## [Data lines]
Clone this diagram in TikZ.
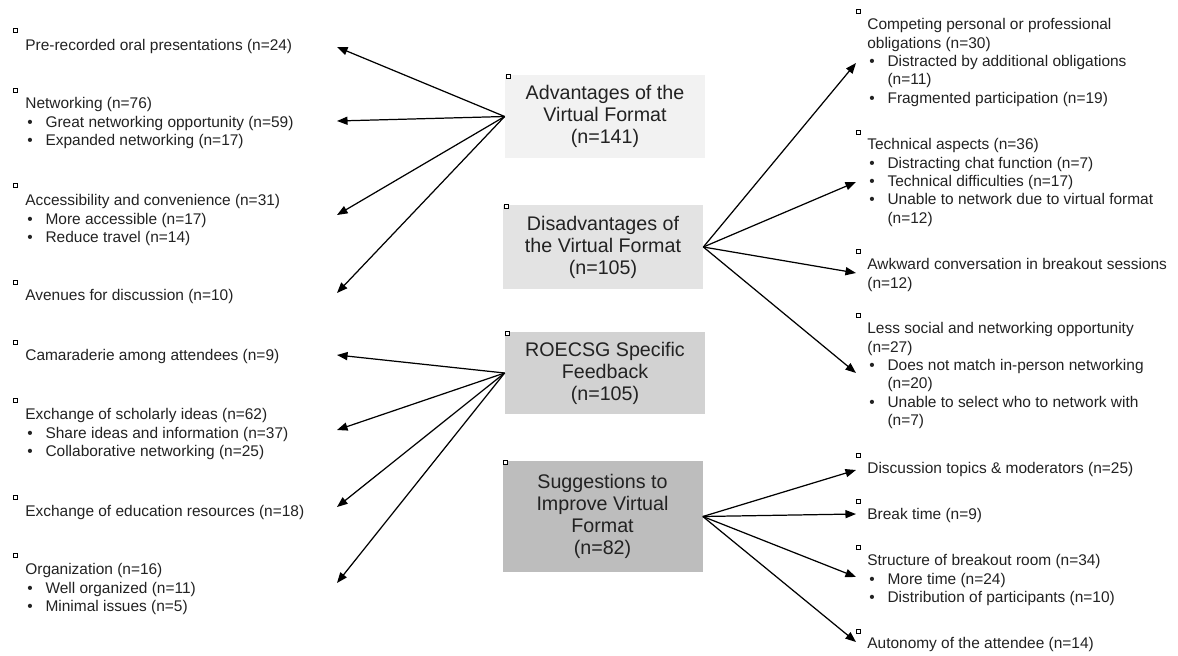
\documentclass[tikz,border=0pt]{standalone}
\usepackage{fontspec}
\setmainfont{Liberation Sans}
\usetikzlibrary{arrows.meta}
\definecolor{greyA}{HTML}{F2F2F2}
\definecolor{greyB}{HTML}{E3E3E3}
\definecolor{greyC}{HTML}{D2D2D2}
\definecolor{greyD}{HTML}{BDBDBD}
\definecolor{ink}{HTML}{222222}
\newcommand{\kotak}[1]{\foreach \x/\y in {#1} \draw[fill=white,line width=0.35pt] (\x,\y) +(-2,-2) rectangle +(2,2);}
\newcommand{\butir}[1]{\makebox[11.5pt][l]{\hspace{1.2pt}\textbullet}#1}
\newcommand{\lanjut}[1]{\hspace*{11.5pt}#1}

\begin{document}
\begin{tikzpicture}[x=0.02cm,y=-0.02cm,
    theme/.style={draw=none,minimum width=200*0.02cm,align=center,text=ink,
      font=\fontsize{11.2}{12.5}\selectfont,inner sep=0pt},
    item/.style={anchor=north west,align=left,inner sep=0pt,text=ink,
      font=\fontsize{8.8}{10.5}\selectfont},
    arr/.style={-{Triangle[length=6pt,width=4.6pt]},line width=0.7pt}]
  \useasboundingbox (0,0) rectangle (1178,656);

  % central themes
  \node[theme,fill=greyA,minimum height=83*0.02cm] (adv) at (605,116.5)
    {Advantages of the\\Virtual Format\\(n=141)};
  \node[theme,fill=greyB,minimum height=84*0.02cm] (dis) at (603,247)
    {Disadvantages of\\the Virtual Format\\(n=105)};
  \node[theme,fill=greyC,minimum height=82*0.02cm] (roe) at (605,373)
    {ROECSG Specific\\Feedback\\(n=105)};
  \node[theme,fill=greyD,minimum height=111*0.02cm] (sug) at (602.5,516.5)
    {Suggestions to\\Improve Virtual\\Format\\(n=82)};

  % left column
  \node[item] (pre) at (25,39) {Pre-recorded oral presentations (n=24)};
  \node[item] (net) at (25,97) {Networking (n=76)\\
    \butir{Great networking opportunity (n=59)}\\
    \butir{Expanded networking (n=17)}};
  \node[item] (acc) at (25,194) {Accessibility and convenience (n=31)\\
    \butir{More accessible (n=17)}\\
    \butir{Reduce travel (n=14)}};
  \node[item] (ave) at (25,289) {Avenues for discussion (n=10)};
  \node[item] (cam) at (25,349) {Camaraderie among attendees (n=9)};
  \node[item] (sch) at (25,408) {Exchange of scholarly ideas (n=62)\\
    \butir{Share ideas and information (n=37)}\\
    \butir{Collaborative networking (n=25)}};
  \node[item] (edu) at (25,505) {Exchange of education resources (n=18)};
  \node[item] (org) at (25,563) {Organization (n=16)\\
    \butir{Well organized (n=11)}\\
    \butir{Minimal issues (n=5)}};

  % right column
  \node[item] (comp) at (867,18) {Competing personal or professional\\
    obligations (n=30)\\
    \butir{Distracted by additional obligations}\\
    \lanjut{(n=11)}\\
    \butir{Fragmented participation (n=19)}};
  \node[item] (tech) at (867,138) {Technical aspects (n=36)\\
    \butir{Distracting chat function (n=7)}\\
    \butir{Technical difficulties (n=17)}\\
    \butir{Unable to network due to virtual format}\\
    \lanjut{(n=12)}};
  \node[item] (awk) at (867,258) {Awkward conversation in breakout sessions\\(n=12)};
  \node[item] (soc) at (867,322) {Less social and networking opportunity\\
    (n=27)\\
    \butir{Does not match in-person networking}\\
    \lanjut{(n=20)}\\
    \butir{Unable to select who to network with}\\
    \lanjut{(n=7)}};
  \node[item] (topic) at (867,462) {Discussion topics \& moderators (n=25)};
  \node[item] (brk) at (867,508) {Break time (n=9)};
  \node[item] (struc) at (867,554) {Structure of breakout room (n=34)\\
    \butir{More time (n=24)}\\
    \butir{Distribution of participants (n=10)}};
  \node[item] (auto) at (867,637) {Autonomy of the attendee (n=14)};

  % arrow ends
  \coordinate (preT) at (337,47);
  \coordinate (netT) at (337,121);
  \coordinate (accT) at (337,215);
  \coordinate (aveT) at (337,293);
  \coordinate (camT) at (337,355);
  \coordinate (schT) at (337,430);
  \coordinate (eduT) at (337,507);
  \coordinate (orgT) at (337,583);
  \coordinate (compT) at (856,63);
  \coordinate (techT) at (856,182);
  \coordinate (awkT) at (856,273);
  \coordinate (socT) at (856,373);
  \coordinate (topicT) at (856,470);
  \coordinate (brkT) at (856,514);
  \coordinate (strucT) at (856,577);
  \coordinate (autoT) at (856,642);

  \foreach \t in {pre,net,acc,ave} \draw[arr] (adv.west) -- (\t T);
  \foreach \t in {cam,sch,edu,org} \draw[arr] (roe.west) -- (\t T);
  \foreach \t in {comp,tech,awk,soc} \draw[arr] (dis.east) -- (\t T);
  \foreach \t in {topic,brk,struc,auto} \draw[arr] (sug.east) -- (\t T);

  % small markers
  \kotak{15/30,15/90,15/185,15/282,15/342,15/400,15/497,15/555}
  \kotak{858/11,858/132,858/251,858/315,858/455,858/501,858/547,858/631}
  \kotak{508/76,506/206,507/333,505/462}
\end{tikzpicture}
\end{document}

## [Exercise goal]
Write out the data precisely as given, excluding the pictures.

## [Finished task]
Clone this diagram in TikZ.
\documentclass[tikz,border=0pt]{standalone}
\usepackage{fontspec}
\setmainfont{Liberation Sans}
\usetikzlibrary{arrows.meta}
\definecolor{greyA}{HTML}{F2F2F2}
\definecolor{greyB}{HTML}{E3E3E3}
\definecolor{greyC}{HTML}{D2D2D2}
\definecolor{greyD}{HTML}{BDBDBD}
\definecolor{ink}{HTML}{222222}
\newcommand{\kotak}[1]{\foreach \x/\y in {#1} \draw[fill=white,line width=0.35pt] (\x,\y) +(-2,-2) rectangle +(2,2);}
\newcommand{\butir}[1]{\makebox[11.5pt][l]{\hspace{1.2pt}\textbullet}#1}
\newcommand{\lanjut}[1]{\hspace*{11.5pt}#1}

\begin{document}
\begin{tikzpicture}[x=0.02cm,y=-0.02cm,
    theme/.style={draw=none,minimum width=200*0.02cm,align=center,text=ink,
      font=\fontsize{11.2}{12.5}\selectfont,inner sep=0pt},
    item/.style={anchor=north west,align=left,inner sep=0pt,text=ink,
      font=\fontsize{8.8}{10.5}\selectfont},
    arr/.style={-{Triangle[length=6pt,width=4.6pt]},line width=0.7pt}]
  \useasboundingbox (0,0) rectangle (1178,656);

  % central themes
  \node[theme,fill=greyA,minimum height=83*0.02cm] (adv) at (605,116.5)
    {Advantages of the\\Virtual Format\\(n=141)};
  \node[theme,fill=greyB,minimum height=84*0.02cm] (dis) at (603,247)
    {Disadvantages of\\the Virtual Format\\(n=105)};
  \node[theme,fill=greyC,minimum height=82*0.02cm] (roe) at (605,373)
    {ROECSG Specific\\Feedback\\(n=105)};
  \node[theme,fill=greyD,minimum height=111*0.02cm] (sug) at (602.5,516.5)
    {Suggestions to\\Improve Virtual\\Format\\(n=82)};

  % left column
  \node[item] (pre) at (25,39) {Pre-recorded oral presentations (n=24)};
  \node[item] (net) at (25,97) {Networking (n=76)\\
    \butir{Great networking opportunity (n=59)}\\
    \butir{Expanded networking (n=17)}};
  \node[item] (acc) at (25,194) {Accessibility and convenience (n=31)\\
    \butir{More accessible (n=17)}\\
    \butir{Reduce travel (n=14)}};
  \node[item] (ave) at (25,289) {Avenues for discussion (n=10)};
  \node[item] (cam) at (25,349) {Camaraderie among attendees (n=9)};
  \node[item] (sch) at (25,408) {Exchange of scholarly ideas (n=62)\\
    \butir{Share ideas and information (n=37)}\\
    \butir{Collaborative networking (n=25)}};
  \node[item] (edu) at (25,505) {Exchange of education resources (n=18)};
  \node[item] (org) at (25,563) {Organization (n=16)\\
    \butir{Well organized (n=11)}\\
    \butir{Minimal issues (n=5)}};

  % right column
  \node[item] (comp) at (867,18) {Competing personal or professional\\
    obligations (n=30)\\
    \butir{Distracted by additional obligations}\\
    \lanjut{(n=11)}\\
    \butir{Fragmented participation (n=19)}};
  \node[item] (tech) at (867,138) {Technical aspects (n=36)\\
    \butir{Distracting chat function (n=7)}\\
    \butir{Technical difficulties (n=17)}\\
    \butir{Unable to network due to virtual format}\\
    \lanjut{(n=12)}};
  \node[item] (awk) at (867,258) {Awkward conversation in breakout sessions\\(n=12)};
  \node[item] (soc) at (867,322) {Less social and networking opportunity\\
    (n=27)\\
    \butir{Does not match in-person networking}\\
    \lanjut{(n=20)}\\
    \butir{Unable to select who to network with}\\
    \lanjut{(n=7)}};
  \node[item] (topic) at (867,462) {Discussion topics \& moderators (n=25)};
  \node[item] (brk) at (867,508) {Break time (n=9)};
  \node[item] (struc) at (867,554) {Structure of breakout room (n=34)\\
    \butir{More time (n=24)}\\
    \butir{Distribution of participants (n=10)}};
  \node[item] (auto) at (867,637) {Autonomy of the attendee (n=14)};

  % arrow ends
  \coordinate (preT) at (337,47);
  \coordinate (netT) at (337,121);
  \coordinate (accT) at (337,215);
  \coordinate (aveT) at (337,293);
  \coordinate (camT) at (337,355);
  \coordinate (schT) at (337,430);
  \coordinate (eduT) at (337,507);
  \coordinate (orgT) at (337,583);
  \coordinate (compT) at (856,63);
  \coordinate (techT) at (856,182);
  \coordinate (awkT) at (856,273);
  \coordinate (socT) at (856,373);
  \coordinate (topicT) at (856,470);
  \coordinate (brkT) at (856,514);
  \coordinate (strucT) at (856,577);
  \coordinate (autoT) at (856,642);

  \foreach \t in {pre,net,acc,ave} \draw[arr] (adv.west) -- (\t T);
  \foreach \t in {cam,sch,edu,org} \draw[arr] (roe.west) -- (\t T);
  \foreach \t in {comp,tech,awk,soc} \draw[arr] (dis.east) -- (\t T);
  \foreach \t in {topic,brk,struc,auto} \draw[arr] (sug.east) -- (\t T);

  % small markers
  \kotak{15/30,15/90,15/185,15/282,15/342,15/400,15/497,15/555}
  \kotak{858/11,858/132,858/251,858/315,858/455,858/501,858/547,858/631}
  \kotak{508/76,506/206,507/333,505/462}
\end{tikzpicture}
\end{document}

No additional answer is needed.